The imperfect correlation between recommended antibiotics and clinical observations over the years has given rise to the “90–60” rule, which holds that infections caused by isolates defined as “susceptible” respond well to therapy in 90% of cases, whereas infections caused by isolates defined as “resistant” respond well in 60% of cases.
The implications of all this in the fight against antimicrobial resistance are significant, says Mahan, given that it takes 10 to 15 years at a cost of $1.7 billion to bring a new drug to market. “Reevaluation of existing antibiotics may be of far greater benefit,” especially since 95% of antibiotic research is being done by small and woefully under-funded biotech companies and most of them have never made a product.
For big pharma, sales for a given antibiotic are less than $50 million annually relative to the enormous cost of developing a single agent, he says. “It’s a no-win situation. You either must charge more or subsidize the pharmaceutical companies since they have basically abandoned antibiotic research because it is fiscally untenable.”
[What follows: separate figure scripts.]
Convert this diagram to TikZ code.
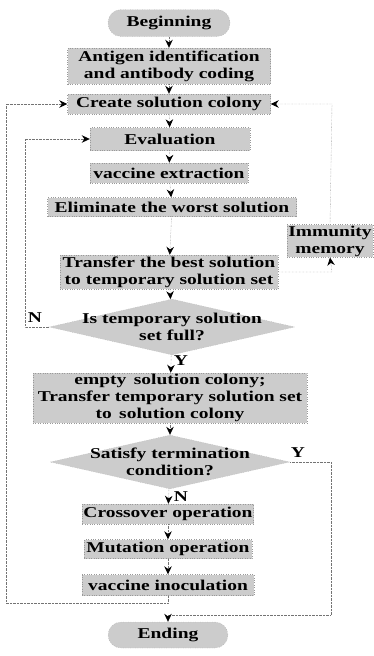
\documentclass[tikz,border=0pt]{standalone}
\usepackage{fontspec}
\setmainfont{Liberation Serif}[FakeStretch=1.3]
\usetikzlibrary{positioning, shapes.geometric, arrows.meta}

\begin{document}
\begin{tikzpicture}[x=1pt, y=-1pt,
    font=\fontsize{15}{17}\selectfont\bfseries,
    box/.style={rectangle, fill=black!20, draw=black!40, dotted, inner sep=1pt, align=center},
    term/.style={box, rounded corners=13pt},
    decision/.style={diamond, fill=black!20, draw=black!30, dotted, inner sep=0pt},
    line/.style={draw=black!55, densely dotted, thin},
    arr/.style={line, -{Stealth[length=8pt, width=7.5pt, black, line width=0.8pt, sep=0pt]}}]
    \useasboundingbox (0,0) rectangle (374,656);

    % Main column
    \node[term, minimum width=122pt, minimum height=27pt] (begin) at (169,23) {Beginning};
    \node[box, minimum width=203pt, minimum height=36pt] (antigen) at (169,66) {Antigen identification\\and antibody coding};
    \node[box, minimum width=203pt, minimum height=20pt] (create) at (169,104) {Create solution colony};
    \node[box, minimum width=160pt, minimum height=23pt] (eval) at (170,139) {Evaluation};
    \node[box, minimum width=158pt, minimum height=20pt] (extract) at (169,173) {vaccine extraction};
    \node[box, minimum width=249pt, minimum height=19pt] (elim) at (172,207) {Eliminate the worst solution};
    \node[box, minimum width=86pt, minimum height=32pt] (memory) at (330,241) {Immunity\\memory};
    \node[box, minimum width=218pt, minimum height=34pt] (best) at (169,272) {Transfer the best solution\\to temporary solution set};
    \node[decision, minimum width=246pt, minimum height=56pt,
          label={[align=center]center:Is temporary solution\\set full?}] (full) at (172,327) {};
    \node[box, minimum width=274pt, minimum height=50pt] (empty) at (170,398) {empty\, solution colony;\\Transfer temporary solution set\\to\, solution colony};
    \node[decision, minimum width=240pt, minimum height=54pt,
          label={[align=center]center:Satisfy termination\\condition?}] (stop) at (170,462) {};
    \node[box, minimum width=171pt, minimum height=20pt] (cross) at (168,514) {Crossover operation};
    \node[box, minimum width=168pt, minimum height=19pt] (mut) at (168,549) {Mutation operation};
    \node[box, minimum width=172pt, minimum height=21pt] (inoc) at (168,585) {vaccine inoculation};
    \node[term, minimum width=120pt, minimum height=26pt] (ending) at (168,635) {Ending};

    % Branch labels
    \node (n1) at (35,318) {N};
    \node (y1) at (181,361) {Y};
    \node (y2) at (298,453) {Y};
    \node (n2) at (181,497) {N};

    % Corner points
    \coordinate (m1) at (332,272);
    \coordinate (m2) at (332,104);
    \coordinate (e1) at (25,327);
    \coordinate (e2) at (25,139);
    \coordinate (c1) at (168,603);
    \coordinate (c2) at (6,603);
    \coordinate (c3) at (6,104);
    \coordinate (s1) at (331,462);
    \coordinate (s2) at (331,615);
    \coordinate (s3) at (168,615);

    % Straight flow
    \draw[arr] (begin) -- (antigen);
    \draw[arr] (antigen) -- (create);
    \draw[arr] (create) -- (eval);
    \draw[arr] (eval) -- (extract);
    \draw[arr] (extract) -- (elim);
    \draw[arr] (elim) -- (best);
    \draw[arr] (best) -- (full);
    \draw[arr] (full) -- (empty);
    \draw[arr] (empty) -- (stop);
    \draw[arr] (stop) -- (cross);
    \draw[arr] (cross) -- (mut);
    \draw[arr] (mut) -- (inoc);

    % Loops
    \draw[arr] (best.east) -- (m1) -- (memory.south);
    \draw[arr] (memory.north) -- (m2) -- (create.east);
    \draw[arr] (full.west) -- (e1) -- (e2) -- (eval.west);
    \draw[arr] (inoc.south) -- (c1) -- (c2) -- (c3) -- (create.west);
    \draw[arr] (stop.east) -- (s1) -- (s2) -- (s3) -- (ending.north);
\end{tikzpicture}
\end{document}
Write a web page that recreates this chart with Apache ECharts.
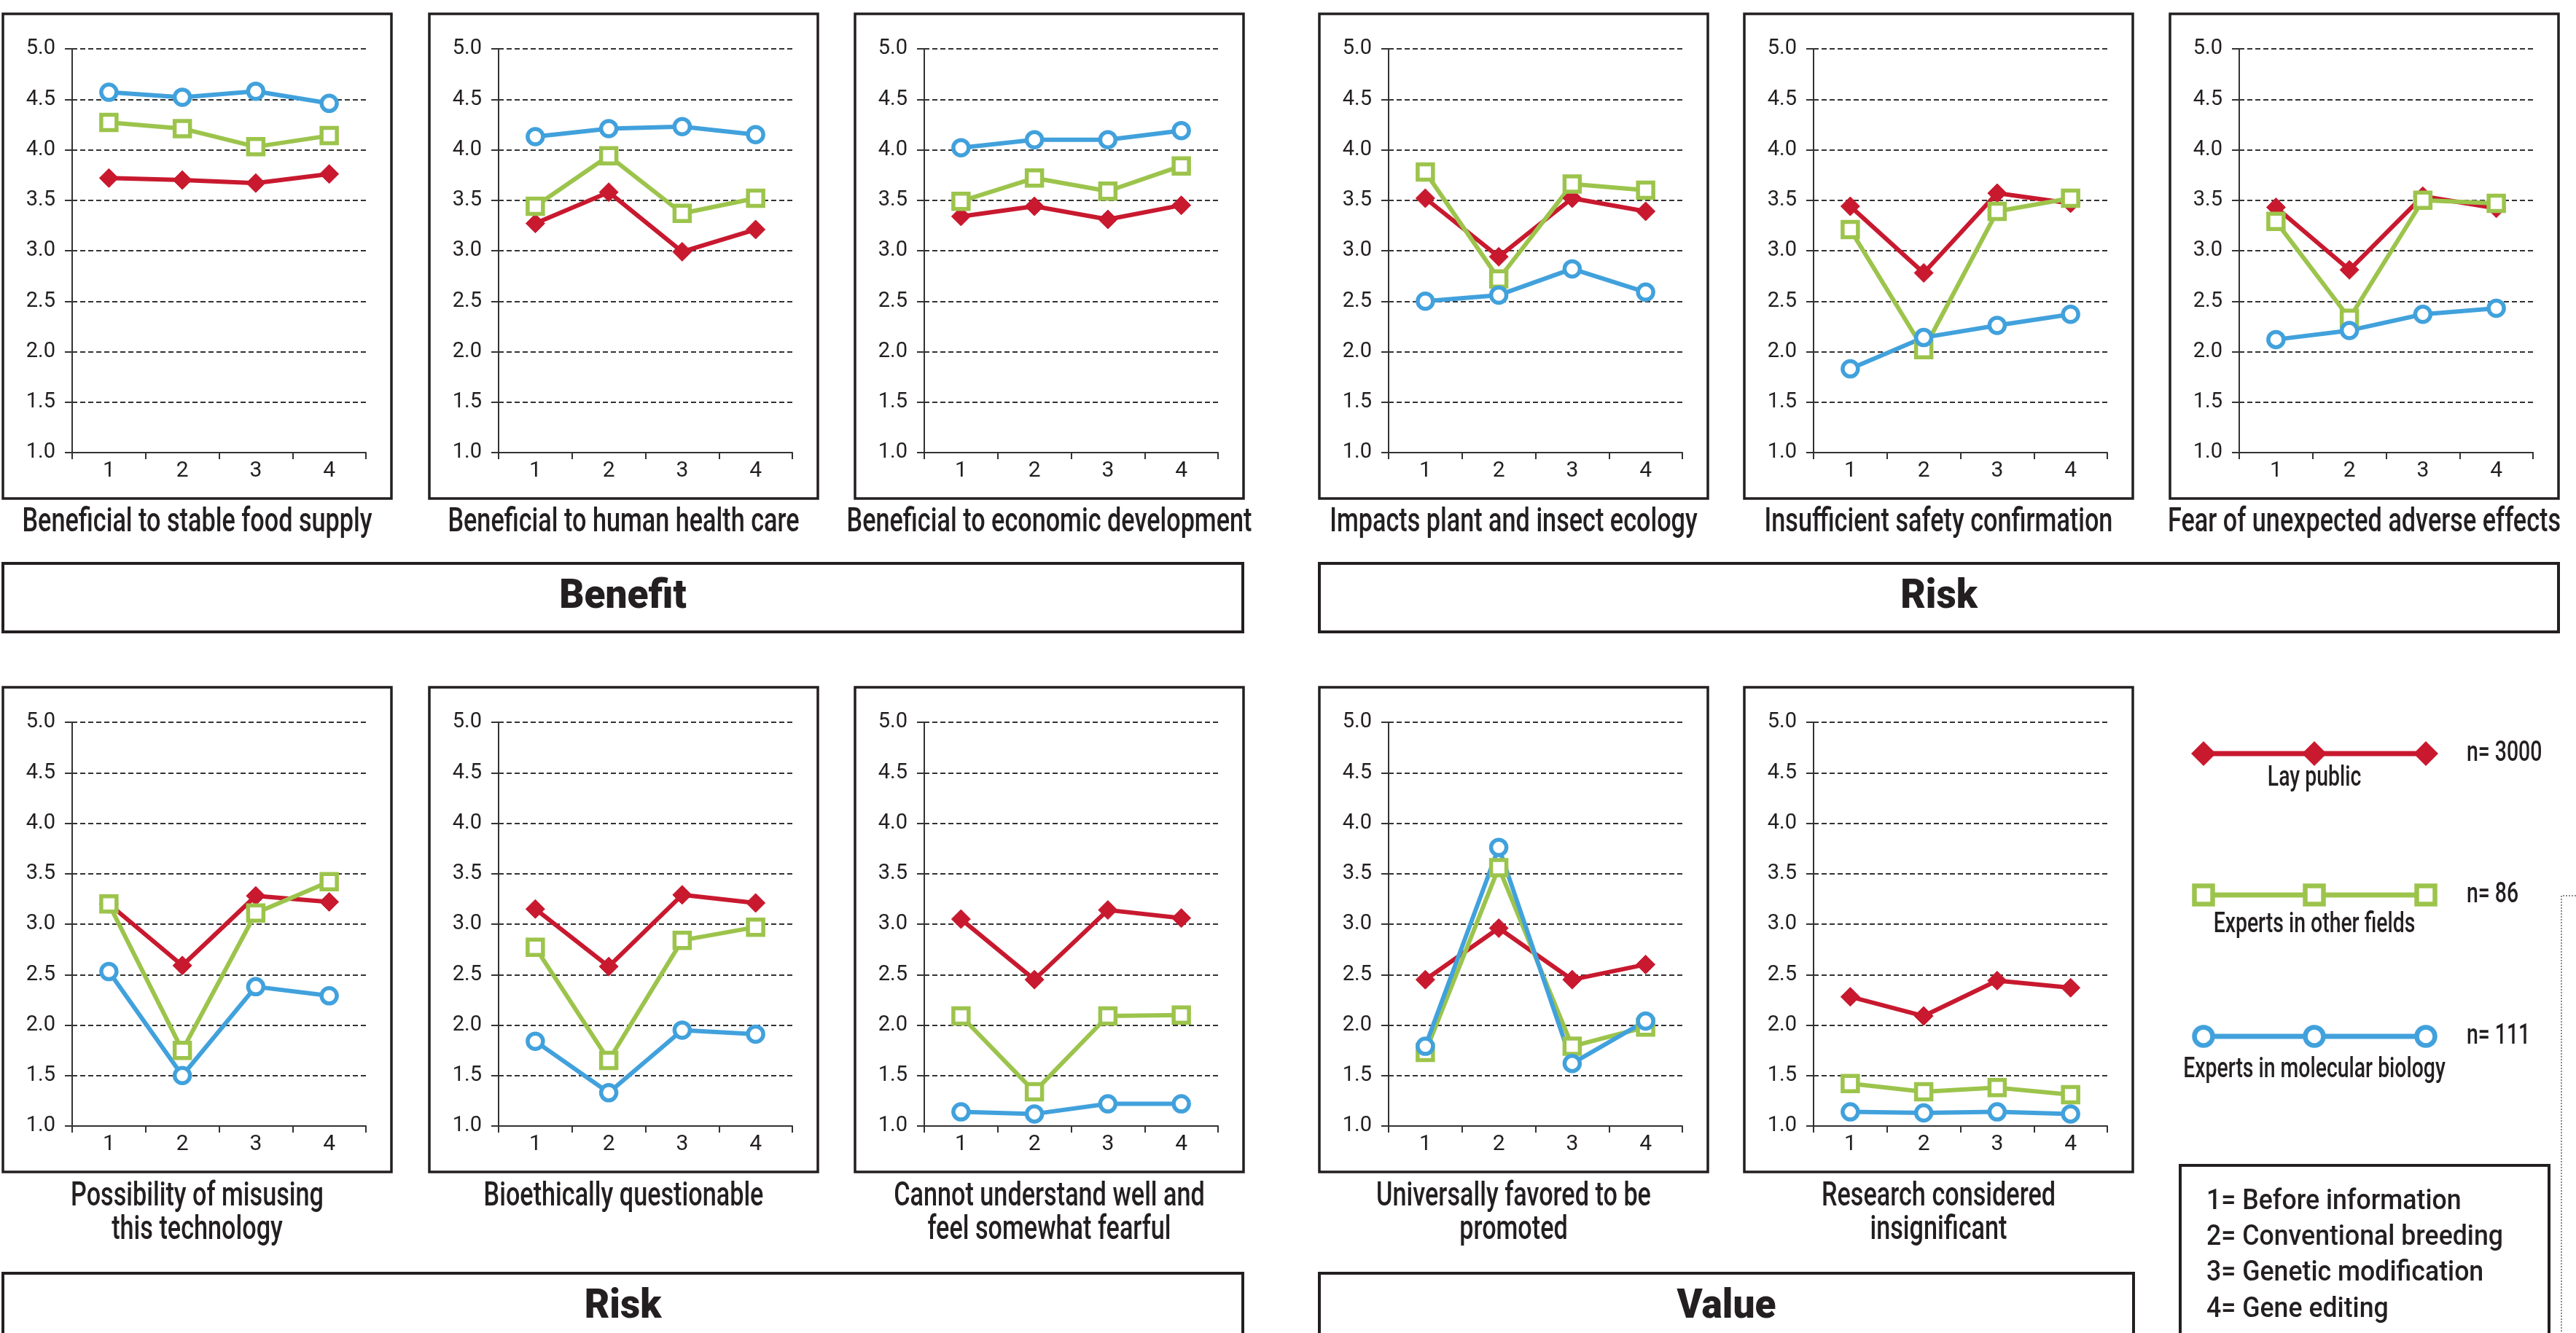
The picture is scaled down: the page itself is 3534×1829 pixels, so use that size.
<!DOCTYPE html>
<html>
<head>
<meta charset="utf-8">
<script src="https://cdn.jsdelivr.net/npm/echarts@6/dist/echarts.min.js"></script>
<style>
  html, body { margin: 0; padding: 0; background: #ffffff; }
  #chart { width: 3534px; height: 1829px; }
</style>
</head>
<body>
<div id="chart"></div>
<script>
// Survey stages on the x axis of every panel
const stages = ['1', '2', '3', '4'];

// Respondent groups and sample sizes
const groupNames = ['Lay public', 'Experts in other fields', 'Experts in molecular biology'];
const groupSizes = ['n= 3000', 'n= 86', 'n= 111'];

// Panel captions (top row: 6 panels, bottom row: 5 panels)
const panelTitles = [
  'Beneficial to stable food supply',
  'Beneficial to human health care',
  'Beneficial to economic development',
  'Impacts plant and insect ecology',
  'Insufficient safety confirmation',
  'Fear of unexpected adverse effects',
  'Possibility of misusing\nthis technology',
  'Bioethically questionable',
  'Cannot understand well and\nfeel somewhat fearful',
  'Universally favored to be\npromoted',
  'Research considered\ninsignificant'
];

// Mean scores per panel, one row per panel, one value per stage
const layPublic = [
  [3.72, 3.70, 3.67, 3.76],
  [3.27, 3.58, 2.99, 3.21],
  [3.34, 3.44, 3.31, 3.45],
  [3.52, 2.94, 3.52, 3.39],
  [3.44, 2.78, 3.57, 3.47],
  [3.43, 2.81, 3.54, 3.42],
  [3.20, 2.59, 3.28, 3.22],
  [3.15, 2.58, 3.29, 3.21],
  [3.05, 2.45, 3.14, 3.06],
  [2.45, 2.96, 2.45, 2.60],
  [2.28, 2.09, 2.44, 2.37]
];
const expertsOther = [
  [4.27, 4.21, 4.03, 4.14],
  [3.44, 3.94, 3.37, 3.52],
  [3.49, 3.72, 3.59, 3.84],
  [3.78, 2.72, 3.66, 3.60],
  [3.21, 2.02, 3.39, 3.52],
  [3.29, 2.33, 3.50, 3.47],
  [3.20, 1.75, 3.11, 3.42],
  [2.77, 1.65, 2.84, 2.97],
  [2.09, 1.34, 2.09, 2.10],
  [1.73, 3.56, 1.79, 1.98],
  [1.42, 1.34, 1.38, 1.31]
];
const expertsMolBio = [
  [4.57, 4.52, 4.58, 4.46],
  [4.13, 4.21, 4.23, 4.15],
  [4.02, 4.10, 4.10, 4.19],
  [2.50, 2.56, 2.82, 2.59],
  [1.83, 2.14, 2.26, 2.37],
  [2.12, 2.21, 2.37, 2.43],
  [2.53, 1.50, 2.38, 2.29],
  [1.84, 1.33, 1.95, 1.91],
  [1.14, 1.12, 1.22, 1.22],
  [1.79, 3.76, 1.62, 2.04],
  [1.14, 1.13, 1.14, 1.12]
];

// Value axis range and step
const yMin = 1.0;
const yMax = 5.0;
const yStep = 0.5;

// Section headers under the panel rows
const sectionTitles = ['Benefit', 'Risk', 'Risk', 'Value'];

// Stage key
const stageKey = [
  '1= Before information',
  '2= Conventional breeding',
  '3= Genetic modification',
  '4= Gene editing'
];

// ---- styling ----
const INK = '#231F20';
const RED = '#C8192F';
const GREEN = '#9CC44C';
const BLUE = '#41A1DC';
const FONT = 'Roboto';

// Condensed text: measure once with the canvas and squeeze horizontally
const measureCtx = document.createElement('canvas').getContext('2d');
function textWidth(str, size, weight) {
  measureCtx.font = (weight || 'normal') + ' ' + size + 'px ' + FONT;
  return measureCtx.measureText(str).width;
}
const CAPTION_SIZE = 47;
const CAPTION_WEIGHT = 500;
const condense = 480 / textWidth('Beneficial to stable food supply', CAPTION_SIZE, CAPTION_WEIGHT);
const KEY_SIZE = 39;
const keyCondense = 407 / textWidth('2= Conventional breeding', KEY_SIZE, CAPTION_WEIGHT);

// Panel frame geometry
const BOX_W = 533, BOX_H = 665;
const COL_X = [4, 589, 1173, 1810, 2393, 2977];
const ROW_Y = [19, 943];

function panelBox(i) {
  const row = i < 6 ? 0 : 1;
  const col = i < 6 ? i : i - 6;
  return { x: COL_X[col], y: ROW_Y[row], row: row };
}

const grids = [], xAxes = [], yAxes = [], series = [], graphics = [];

function ctext(str, x, y, size, opts) {
  opts = opts || {};
  return {
    type: 'text', x: x, y: y, scaleX: opts.scaleX || 1, silent: true, z: 10,
    style: {
      text: str, fill: INK, fontFamily: FONT, fontSize: size,
      fontWeight: opts.weight || CAPTION_WEIGHT,
      lineHeight: opts.lineHeight || size,
      align: opts.align || 'center', verticalAlign: opts.vAlign || 'middle',
      textAlign: opts.align || 'center', textVerticalAlign: opts.vAlign || 'middle'
    }
  };
}

for (let i = 0; i < panelTitles.length; i++) {
  const b = panelBox(i);
  grids.push({ left: b.x + 95, top: b.y + 48, width: 403, height: 554, containLabel: false });

  xAxes.push({
    type: 'category', gridIndex: i, data: stages, boundaryGap: true,
    axisLine: { show: true, lineStyle: { color: '#333333', width: 2 } },
    axisTick: { show: true, length: 9, lineStyle: { color: '#333333', width: 2 } },
    axisLabel: { color: INK, fontFamily: FONT, fontSize: 30, margin: 10 },
    splitLine: { show: false }
  });
  yAxes.push({
    type: 'value', gridIndex: i, min: yMin, max: yMax, interval: yStep,
    axisLine: { show: true, lineStyle: { color: '#333333', width: 2 } },
    axisTick: { show: true, length: 10, lineStyle: { color: '#333333', width: 2 } },
    axisLabel: { color: INK, fontFamily: FONT, fontSize: 29, margin: 23,
                 formatter: v => v.toFixed(1) },
    splitLine: { show: true, lineStyle: { color: '#333333', width: 2, type: [7, 4] } }
  });

  series.push({
    type: 'line', name: groupNames[0], xAxisIndex: i, yAxisIndex: i, data: layPublic[i],
    symbol: 'diamond', symbolSize: 26, showAllSymbol: true,
    lineStyle: { color: RED, width: 6 },
    itemStyle: { color: RED, borderColor: RED, borderWidth: 1 },
    emphasis: { disabled: true }, animation: false
  });
  series.push({
    type: 'line', name: groupNames[1], xAxisIndex: i, yAxisIndex: i, data: expertsOther[i],
    symbol: 'rect', symbolSize: 21, showAllSymbol: true,
    lineStyle: { color: GREEN, width: 6 },
    itemStyle: { color: '#ffffff', borderColor: GREEN, borderWidth: 5.5 },
    emphasis: { disabled: true }, animation: false
  });
  series.push({
    type: 'line', name: groupNames[2], xAxisIndex: i, yAxisIndex: i, data: expertsMolBio[i],
    symbol: 'circle', symbolSize: 21, showAllSymbol: true,
    lineStyle: { color: BLUE, width: 6 },
    itemStyle: { color: '#ffffff', borderColor: BLUE, borderWidth: 5.5 },
    emphasis: { disabled: true }, animation: false
  });

  // panel frame
  graphics.push({
    type: 'rect', silent: true, z: 0,
    shape: { x: b.x, y: b.y, width: BOX_W, height: BOX_H },
    style: { fill: 'none', stroke: INK, lineWidth: 3.5 }
  });
  // caption below the frame
  const capTop = b.row === 0 ? 694 : 1619;
  graphics.push(ctext(panelTitles[i], b.x + BOX_W / 2, capTop, CAPTION_SIZE,
    { scaleX: condense, vAlign: 'top', lineHeight: 46 }));
}

// Section header boxes
const sectionBoxes = [
  { x: 4, y: 773, w: 1701 },
  { x: 1810, y: 773, w: 1700 },
  { x: 4, y: 1747, w: 1701 },
  { x: 1810, y: 1747, w: 1117 }
];
sectionBoxes.forEach((s, k) => {
  graphics.push({
    type: 'rect', silent: true, z: 0,
    shape: { x: s.x, y: s.y, width: s.w, height: 94 },
    style: { fill: 'none', stroke: INK, lineWidth: 4 }
  });
  graphics.push(ctext(sectionTitles[k], s.x + s.w / 2, s.y + 47, 56,
    { weight: 900, scaleX: 0.95 }));
});

// Group key: a short line with three markers, name below, sample size to the right
const keyRows = [1034, 1228, 1422];
const keyNameY = [1068, 1269, 1468];
const keyColors = [RED, GREEN, BLUE];
const keyXs = [3023, 3175, 3328];
keyRows.forEach((ky, g) => {
  const col = keyColors[g];
  graphics.push({
    type: 'line', silent: true, z: 10,
    shape: { x1: keyXs[0], y1: ky, x2: keyXs[2], y2: ky },
    style: { stroke: col, lineWidth: 7 }
  });
  keyXs.forEach(kx => {
    if (g === 0) {
      graphics.push({
        type: 'polygon', silent: true, z: 11,
        shape: { points: [[kx, ky - 17], [kx + 17, ky], [kx, ky + 17], [kx - 17, ky]] },
        style: { fill: col }
      });
    } else if (g === 1) {
      graphics.push({
        type: 'rect', silent: true, z: 11,
        shape: { x: kx - 12.5, y: ky - 12.5, width: 25, height: 25 },
        style: { fill: '#ffffff', stroke: col, lineWidth: 6.5 }
      });
    } else {
      graphics.push({
        type: 'circle', silent: true, z: 11,
        shape: { cx: kx, cy: ky, r: 12.5 },
        style: { fill: '#ffffff', stroke: col, lineWidth: 6.5 }
      });
    }
  });
  graphics.push(ctext(groupNames[g], 3175, keyNameY[g], 39, { scaleX: condense }));
  graphics.push(ctext(groupSizes[g], 3384, ky, 39, { scaleX: condense, align: 'left' }));
});

// Stage key box
graphics.push({
  type: 'rect', silent: true, z: 0,
  shape: { x: 2991, y: 1599, width: 506, height: 260 },
  style: { fill: 'none', stroke: INK, lineWidth: 4 }
});
stageKey.forEach((t, k) => {
  graphics.push(ctext(t, 3027, 1649 + k * 49.3, KEY_SIZE,
    { scaleX: keyCondense, align: 'left' }));
});

// Dotted frame edge of the neighbouring block at the far right
graphics.push({
  type: 'polyline', silent: true, z: 0,
  shape: { points: [[3534, 1229], [3514, 1229], [3514, 1840]] },
  style: { fill: 'none', stroke: '#666666', lineWidth: 1.5, lineDash: [2, 2] }
});

const chart = echarts.init(document.getElementById('chart'), null, { renderer: 'canvas' });
chart.setOption({
  backgroundColor: '#ffffff',
  animation: false,
  textStyle: { fontFamily: FONT },
  grid: grids,
  xAxis: xAxes,
  yAxis: yAxes,
  series: series,
  graphic: { elements: graphics }
});
</script>
</body>
</html>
Adoption of the new AST approach might not be entirely welcome news to the few companies that have made a capital investment in an antibiotic if it is revealed to have limited effectiveness, he says. However, the ubiquitous Z-Pak—which has been generic since 2005—has emerged as a clear winner. “It scores very low on the gold-standard test for MRSA and thus is not [up to now] prescribed for this indication.”
Sepsis not only has an unreasonably high 30% mortality rate, Mahan says, even if patients survive, retrospective studies have shown they have an “irreversibly shortened” lifespan since the condition causes massive inflammation and clotting throughout the body. And many survivors have cognitive decline.
For hospitals, sepsis is also incredibly expensive to treat, he continues. This is because death results from multiple organs being deprived of oxygen. This occurs because of blood clotting throughout the body—termed disseminated intravascular coagulation (DIC)—or “death is coming” in physician vernacular. Also, blood vessels become very leaky, causing a catastrophic drop in blood pressure. Hospitals routinely use a sequential organ failure assessment score (SOFA) to track this deadly cascade of events, and those tests are costly.
A human subjects protocol allowing use of the new AST approach in selective cases is undergoing approval at Santa Barbara Cottage Hospital, Mahan reports. Treatment for patients in sepsis that are not responding to their standard antibiotic regimen will now also include antibiotics recommended by the new test, termed adjunctive therapy.
If researchers succeed in demonstrating that the addition of new AST improves patient outcomes, as Mahan fully expects will happen, they will have moved the test a step closer to the day when it theoretically replaces the gold-standard test for antibiotic susceptibility. The change will undoubtedly happen, he says, because the new test requires no change in instrumentation or procedures and promises significant cost and life savings.